Two primary concerns have been the risk of increased exposure to liability and the risk that changing the composition of the audience would alter the character of the discussion. Traditionally, participation in these conference calls has been limited primarily to professional analysts who closely follow the company and its industry. These analysts have read the company's filings with the Commission and the filings of the company's competitors, as well as much other information, and they are knowledgeable about the company's business and its industry. They tend to ask sophisticated questions, which often involve general or industry-specific analytical concepts and technical jargon. These conference calls provide a fair and relatively efficient way for management to provide analysts equal access to the company's elaboration and explanation of the information in its press release and to respond to questions.

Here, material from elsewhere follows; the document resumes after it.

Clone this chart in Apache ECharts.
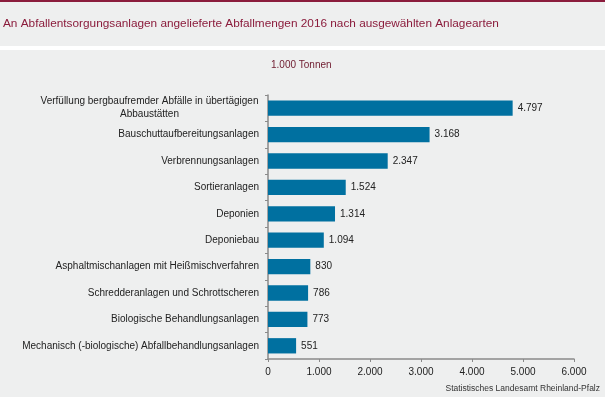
<!DOCTYPE html>
<html>
<head>
<meta charset="utf-8">
<script src="https://cdn.jsdelivr.net/npm/echarts@6/dist/echarts.min.js"></script>
<style>
  html, body { margin: 0; padding: 0; background: #eeefef; }
  #chart { width: 605px; height: 397px; }
</style>
</head>
<body>
<div id="chart"></div>
<script>
// Anlagearten, von oben nach unten
const categories = [
  'Verfüllung bergbaufremder Abfälle in übertägigen\nAbbaustätten',
  'Bauschuttaufbereitungsanlagen',
  'Verbrennungsanlagen',
  'Sortieranlagen',
  'Deponien',
  'Deponiebau',
  'Asphaltmischanlagen mit Heißmischverfahren',
  'Schredderanlagen und Schrottscheren',
  'Biologische Behandlungsanlagen',
  'Mechanisch (-biologische) Abfallbehandlungsanlagen'
]
// 1.000 Tonnen
const values = [4797, 3168, 2347, 1524, 1314, 1094, 830, 786, 773, 551]
const xTicks = [0, 1000, 2000, 3000, 4000, 5000, 6000]

const fmt = (v) => {
  // deutsches Tausendertrennzeichen
  return String(v).replace(/\B(?=(\d{3})+(?!\d))/g, '.')
}

const chart = echarts.init(document.getElementById('chart'))
const font = '"Liberation Sans", Arial, sans-serif'

const option = {
  backgroundColor: '#eeefef',
  animation: false,
  textStyle: { fontFamily: font },
  graphic: [
    { type: 'rect', left: 0, top: 0, shape: { width: 605, height: 2 }, style: { fill: '#8b1c3c' } },
    { type: 'rect', left: 0, top: 46, shape: { width: 605, height: 4 }, style: { fill: '#ffffff' } },
    {
      type: 'text', left: 3, top: 18,
      style: {
        text: 'An Abfallentsorgungsanlagen angelieferte Abfallmengen 2016 nach ausgewählten Anlagearten',
        fill: '#8b1c3c', font: '11.8px ' + font
      }
    },
    {
      type: 'text', left: 271, top: 60,
      style: { text: '1.000 Tonnen', fill: '#6e1a2e', font: '10px ' + font }
    },
    {
      type: 'text', right: 5, top: 384,
      style: { text: 'Statistisches Landesamt Rheinland-Pfalz', fill: '#333333', font: '8.5px ' + font }
    }
  ],
  grid: { left: 268, right: 31, top: 95, bottom: 38 },
  xAxis: {
    type: 'value',
    min: xTicks[0],
    max: xTicks[xTicks.length - 1],
    interval: 1000,
    splitLine: { show: false },
    axisLine: { show: true, lineStyle: { color: '#8a8a8a', width: 1.5 } },
    axisTick: { show: true, length: 3, lineStyle: { color: '#8a8a8a' } },
    axisLabel: { color: '#222', fontSize: 10, margin: 8, formatter: fmt }
  },
  yAxis: {
    type: 'category',
    inverse: true,
    data: categories,
    axisLine: { show: true, lineStyle: { color: '#8a8a8a', width: 1.5 } },
    axisTick: { show: true, length: 3, lineStyle: { color: '#8a8a8a' } },
    axisLabel: {
      color: '#222', fontSize: 10, margin: 9, lineHeight: 13, align: 'right',
      formatter: (v) => {
        if (v.indexOf('\n') < 0) return v
        // zweizeiliges Label mittig gesetzt
        return v.split('\n').map((s) => '{c|' + s + '}').join('\n')
      },
      rich: {
        c: { width: 219, align: 'center', fontSize: 10, lineHeight: 13, color: '#222' }
      }
    }
  },
  series: [{
    type: 'bar',
    data: values,
    barCategoryGap: '42%',
    itemStyle: { color: '#0070a0' },
    label: {
      show: true,
      position: 'right',
      distance: 5,
      color: '#222',
      fontSize: 10,
      formatter: (p) => fmt(p.value)
    }
  }]
}
chart.setOption(option)
</script>
</body>
</html>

These conference calls are not, and should not become, tutorials for less sophisticated, less knowledgeable investors. The Commission should explicitly confirm that, for all purposes under the Federal securities laws and the Commission's rules, a company has no obligation to provide information, clarification or explanation on the basis that persons participating in the conference call (whether in listen-only mode or otherwise) may not be familiar with any information disclosed in the company's press release and in its prior filings with the Commission or may lack such knowledge and experience as would reasonably be expected of a professional financial analyst. Also, as part of its ongoing education of individual investors, the Commission should point out that analysts conference calls are not town meetings but rather are intended for a rather sophisticated and knowledgeable audience, and should caution investors to approach these calls with this in mind.

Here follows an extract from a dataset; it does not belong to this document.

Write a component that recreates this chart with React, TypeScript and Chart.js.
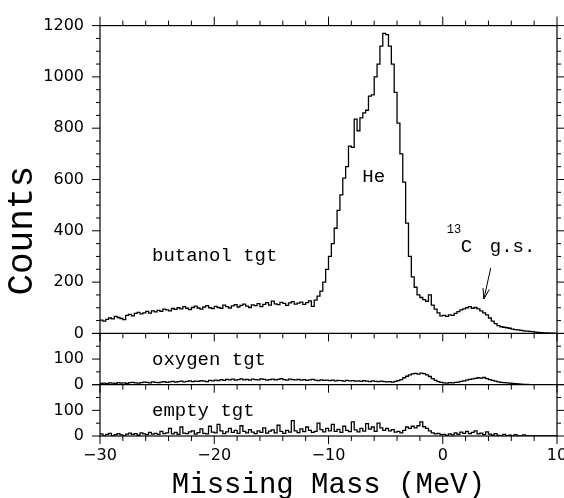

Level Playing Field for Analysts
We agree with the Commission that companies should not abuse their informational advantage in dealing with outside analysts. Although the extent to which this may be a real problem (as opposed to the unfounded assertions of a small number of disgruntled analysts) is not clear, we believe the Commission should encourage a public company's management not to discriminate against analysts who adopt a negative view of the company by denying these analysts' reasonable requests for specific information if the information has been or will be provided to other outside analysts.2 We support this position in the interests of fairness and in view of the important role of financial analysts in the flow and processing of information in the marketplace.3 We do not believe, however, that the Commission should go any further than this. For example, we do not think companies should be encouraged to volunteer information simply because another analyst asked for and received the information. Further, companies should not be discouraged from having one-on-one meetings with analysts.
Most important, we do not believe that management's dealings with outside financial analysts should be the subject of new rule-making. Government intervention in this area should be limited to application and enforcement of the anti-fraud provisions of the securities laws and the Commission's anti-fraud rules.

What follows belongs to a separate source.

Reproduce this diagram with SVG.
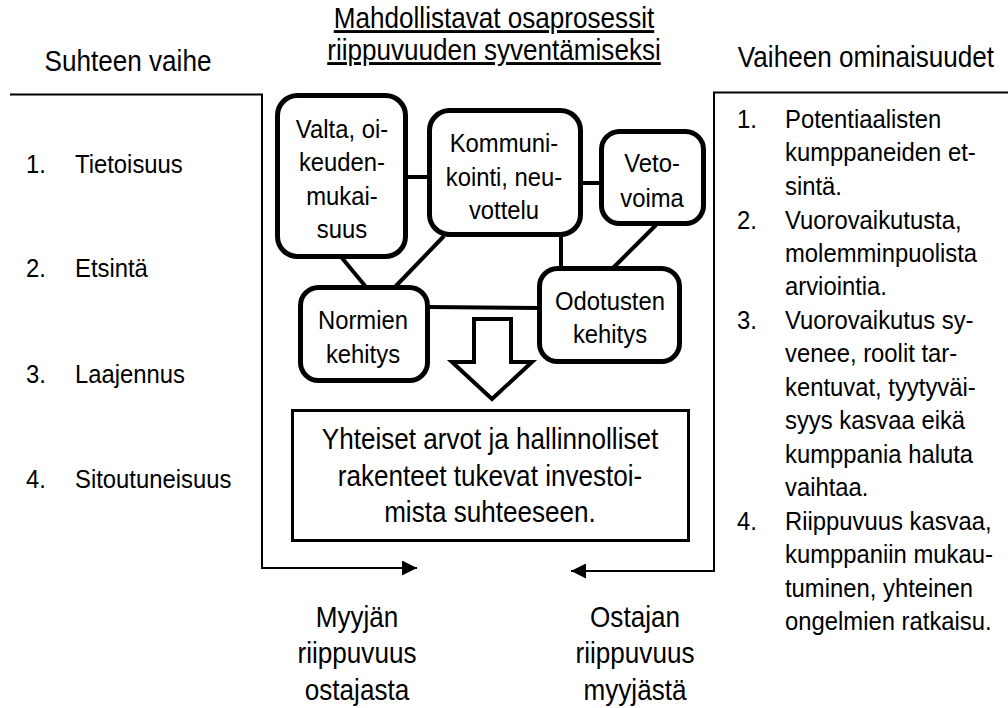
<svg xmlns="http://www.w3.org/2000/svg" width="1008" height="708" viewBox="0 0 1008 708">
  <style>
    text { font-family: "Liberation Sans", Arial, sans-serif; fill: #000; }
    .big { font-size: 29px; }
    .mid { font-size: 26.5px; }
    .c { text-anchor: middle; }
    .node { fill: #fff; stroke: #000; stroke-width: 5; }
    .link { stroke: #000; stroke-width: 4; fill: none; }
    .frame { stroke: #000; stroke-width: 2; fill: none; }
  </style>
  <defs>
    <marker id="head" viewBox="0 0 15 15" refX="15" refY="7.5" markerWidth="15" markerHeight="15" markerUnits="userSpaceOnUse" orient="auto">
      <path d="M0,0 L15,7.5 L0,15 z" fill="#000"/>
    </marker>
  </defs>
  <rect width="1008" height="708" fill="#fff"/>

  <!-- column headings -->
  <text class="big c" transform="translate(128,71) scale(0.9,1)">Suhteen vaihe</text>
  <text class="big c" transform="translate(866,67) scale(0.9,1)">Vaiheen ominaisuudet</text>
  <text class="big c" text-decoration="underline" transform="translate(494,28) scale(0.9,1)"><tspan x="0" y="0">Mahdollistavat osaprosessit</tspan><tspan x="0" y="32">riippuvuuden syventämiseksi</tspan></text>

  <!-- stage list -->
  <g id="stages" class="mid">
    <text class="mid" transform="translate(26,173) scale(0.9,1)">1.</text>
    <text class="mid" transform="translate(75,173) scale(0.9,1)">Tietoisuus</text>
    <text class="mid" transform="translate(26,277) scale(0.9,1)">2.</text>
    <text class="mid" transform="translate(75,277) scale(0.9,1)">Etsintä</text>
    <text class="mid" transform="translate(26,383) scale(0.9,1)">3.</text>
    <text class="mid" transform="translate(75,383) scale(0.9,1)">Laajennus</text>
    <text class="mid" transform="translate(26,488) scale(0.9,1)">4.</text>
    <text class="mid" transform="translate(75,488) scale(0.9,1)">Sitoutuneisuus</text>
  </g>

  <!-- stage characteristics -->
  <g id="characteristics">
    <text class="mid" transform="translate(737,128) scale(0.9,1)">1.</text>
    <text class="mid" transform="translate(785,128) scale(0.9,1)"><tspan x="0" y="0">Potentiaalisten</tspan><tspan x="0" dy="33.5">kumppaneiden et-</tspan><tspan x="0" dy="33.5">sintä.</tspan></text>
    <text class="mid" transform="translate(737,228.5) scale(0.9,1)">2.</text>
    <text class="mid" transform="translate(785,228.5) scale(0.9,1)"><tspan x="0" y="0">Vuorovaikutusta,</tspan><tspan x="0" dy="33.5">molemminpuolista</tspan><tspan x="0" dy="33.5">arviointia.</tspan></text>
    <text class="mid" transform="translate(737,329) scale(0.9,1)">3.</text>
    <text class="mid" transform="translate(785,329) scale(0.9,1)"><tspan x="0" y="0">Vuorovaikutus sy-</tspan><tspan x="0" dy="33.5">venee, roolit tar-</tspan><tspan x="0" dy="33.5">kentuvat, tyytyväi-</tspan><tspan x="0" dy="33.5">syys kasvaa eikä</tspan><tspan x="0" dy="33.5">kumppania haluta</tspan><tspan x="0" dy="33.5">vaihtaa.</tspan></text>
    <text class="mid" transform="translate(737,530) scale(0.9,1)">4.</text>
    <text class="mid" transform="translate(785,530) scale(0.9,1)"><tspan x="0" y="0">Riippuvuus kasvaa,</tspan><tspan x="0" dy="33.5">kumppaniin mukau-</tspan><tspan x="0" dy="33.5">tuminen, yhteinen</tspan><tspan x="0" dy="33.5">ongelmien ratkaisu.</tspan></text>
  </g>

  <!-- connectors: frames with arrows, and links between sub-processes -->
  <g id="connectors">
    <path class="frame" d="M10,94.5 H262 V568 H417" marker-end="url(#head)"/>
    <path class="frame" d="M1008,92.5 H714 V571 H571" marker-end="url(#head)"/>
    <line class="link" x1="406" y1="177" x2="430" y2="177"/>
    <line class="link" x1="581" y1="183" x2="601" y2="183"/>
    <line class="link" x1="342" y1="258" x2="366" y2="287"/>
    <line class="link" x1="444" y1="236" x2="394" y2="288"/>
    <line class="link" x1="561" y1="235" x2="561" y2="268"/>
    <line class="link" x1="656" y1="225" x2="613" y2="268"/>
    <line class="link" stroke-width="3" x1="428" y1="307" x2="540" y2="308"/>
    <polygon points="474,319 511,319 511,362 532,362 492,399 452,362 474,362" fill="#fff" stroke="#000" stroke-width="4"/>
  </g>

  <g id="valta">
    <rect class="node" x="277.5" y="95.5" width="128" height="161" rx="20"/>
    <text class="mid c" transform="translate(342,138) scale(0.9,1)"><tspan x="0" y="0">Valta, oi-</tspan><tspan x="0" dy="33.3">keuden-</tspan><tspan x="0" dy="33.3">mukai-</tspan><tspan x="0" dy="33.3">suus</tspan></text>
  </g>
  <g id="kommunikointi">
    <rect class="node" x="429.5" y="110.5" width="151" height="124" rx="20"/>
    <text class="mid c" transform="translate(504,152) scale(0.9,1)"><tspan x="0" y="0">Kommuni-</tspan><tspan x="0" dy="34">kointi, neu-</tspan><tspan x="0" dy="33">vottelu</tspan></text>
  </g>
  <g id="vetovoima">
    <rect class="node" x="601.5" y="131.5" width="102" height="92" rx="18"/>
    <text class="mid c" transform="translate(652,172) scale(0.9,1)"><tspan x="0" y="0">Veto-</tspan><tspan x="0" dy="35">voima</tspan></text>
  </g>
  <g id="normien">
    <rect class="node" x="300.5" y="287.5" width="127" height="93" rx="18"/>
    <text class="mid c" transform="translate(363,329) scale(0.9,1)"><tspan x="0" y="0">Normien</tspan><tspan x="0" dy="34">kehitys</tspan></text>
  </g>
  <g id="odotusten">
    <rect class="node" x="539.5" y="268.5" width="140" height="93" rx="18"/>
    <text class="mid c" transform="translate(610,310) scale(0.9,1)"><tspan x="0" y="0">Odotusten</tspan><tspan x="0" dy="33">kehitys</tspan></text>
  </g>

  <g id="yhteiset">
    <rect x="292.5" y="410.5" width="396" height="130" fill="#fff" stroke="#000" stroke-width="3"/>
    <text class="big c" transform="translate(490,449) scale(0.9,1)"><tspan x="0" y="0">Yhteiset arvot ja hallinnolliset</tspan><tspan x="0" dy="37">rakenteet tukevat investoi-</tspan><tspan x="0" dy="36.5">mista suhteeseen.</tspan></text>
  </g>

  <g id="myyja">
    <text class="big c" transform="translate(357,627) scale(0.9,1)"><tspan x="0" y="0">Myyjän</tspan><tspan x="0" dy="36.5">riippuvuus</tspan><tspan x="0" dy="36.5">ostajasta</tspan></text>
  </g>
  <g id="ostaja">
    <text class="big c" transform="translate(635,627) scale(0.9,1)"><tspan x="0" y="0">Ostajan</tspan><tspan x="0" dy="36.5">riippuvuus</tspan><tspan x="0" dy="36.5">myyjästä</tspan></text>
  </g>
</svg>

Other Problems with Proposed Regulation FD
Person acting on behalf of an issuer. The proposed definition of "person acting on behalf of an issuer" is inherently vague and overly broad. Applying Regulation FD to all conversations and other communications with outsiders by any employee "while acting within the scope of his or her authority" would go well beyond the concerns discussed in the Release, and would make it virtually impossible for companies to police all activities that might be covered. If Regulation FD were adopted, the communications covered should be expressly limited to those of senior officers (and their surrogates) who are properly authorized and designated to speak to the media, the analyst community and investors.
Eligibility for shelf registration. Eligibility for Form S-3 or F-3 and shelf registration under Rule 415(a)(1)(x) should continue to be based on compliance with the Commission's traditional mandatory disclosure requirements. If Regulation FD were adopted, the Commission should make clear that compliance with Regulation FD would not be a condition to eligibility for short-form registration and continuous or delayed offerings. Without this clarification, the already severe disincentives to providing voluntary disclosures would be even worse.
In conclusion, we urge that proposed Regulation FD not be adopted. We believe it would be much more productive to let companies and the markets adapt to the rapidly expanding technological possibilities unfettered by intrusive new requirements. To the extent that the Commission wishes to influence these developments, we agree with the suggestion made by others that the Commission work with NIRI and other private-sector groups that share the Commission's goals of improving corporate disclosure practices. In this regard, we would be pleased to provide whatever assistance the Commission or its staff believes may be helpful.
We appreciate this opportunity to present our views. If you have any questions or would like to discuss these or related matters, please contact Norman R. Nelson, General Counsel of the New York Clearing House, at 212-612-9205.
Very truly yours,
JEFFREY P. NEUBERT
THE NEW YORK CLEARING HOUSE ASSOCIATION L.L.C.
cc: The Honorable Arthur Levitt, Chairman
The Honorable Norman S. Johnson, Commissioner
The Honorable Isaac C. Hunt, Jr., Commissioner
The Honorable Paul R. Carey, Commissioner
The Honorable Laura S. Unger, Commissioner
David Becker, General Counsel, Office of General Counsel
David B.H. Martin, Director, Division of Corporation Finance
Annette L. Nazareth, Director, Division of Market Regulation
Harvey J. Goldschmid, Consultant to the Chairman
Richard A. Levine, Assistant General Counsel
Sharon Zamore, Senior Counsel
Elizabeth Nowicki, Attorney
1 The members of The New York Clearing House Association L.L.C. are The Bank of New York, The Chase Manhattan Bank, Citibank, N.A., Morgan Guaranty Trust Company of New York, Bankers Trust Company, HSBC Bank USA, Fleet Bank National Association and European American Bank. The parent companies of our members issue securities in the public markets, and broker-dealer affiliates of our members employ analysts who issue reports on numerous companies.
2 An exception should be made, however, for analysts who engage in unfounded or otherwise inappropriate personal attacks or who use inappropriately inflammatory language.
3 In the Release, the Commission notes: "With the availability of ... new technologies, issuers can much more easily reach a wide investor audience with their disclosures, and do not need to rely on analysts as heavily as in the past to serve as information intermediaries." This may be true as far as it goes, but we believe it understates the continuing importance of outside financial analysts, because most investors do benefit, and will continue to benefit, from the efforts of outside analysts. Most investors (especially small investors) simply do not have the time (or, in some cases, the experience) to duplicate the research, investigation and analysis performed by highly skilled professionals. Although we strongly favor greater disclosure to the marketplace, we note that substantial increases in available information may in some respects actually increase the importance of intermediation.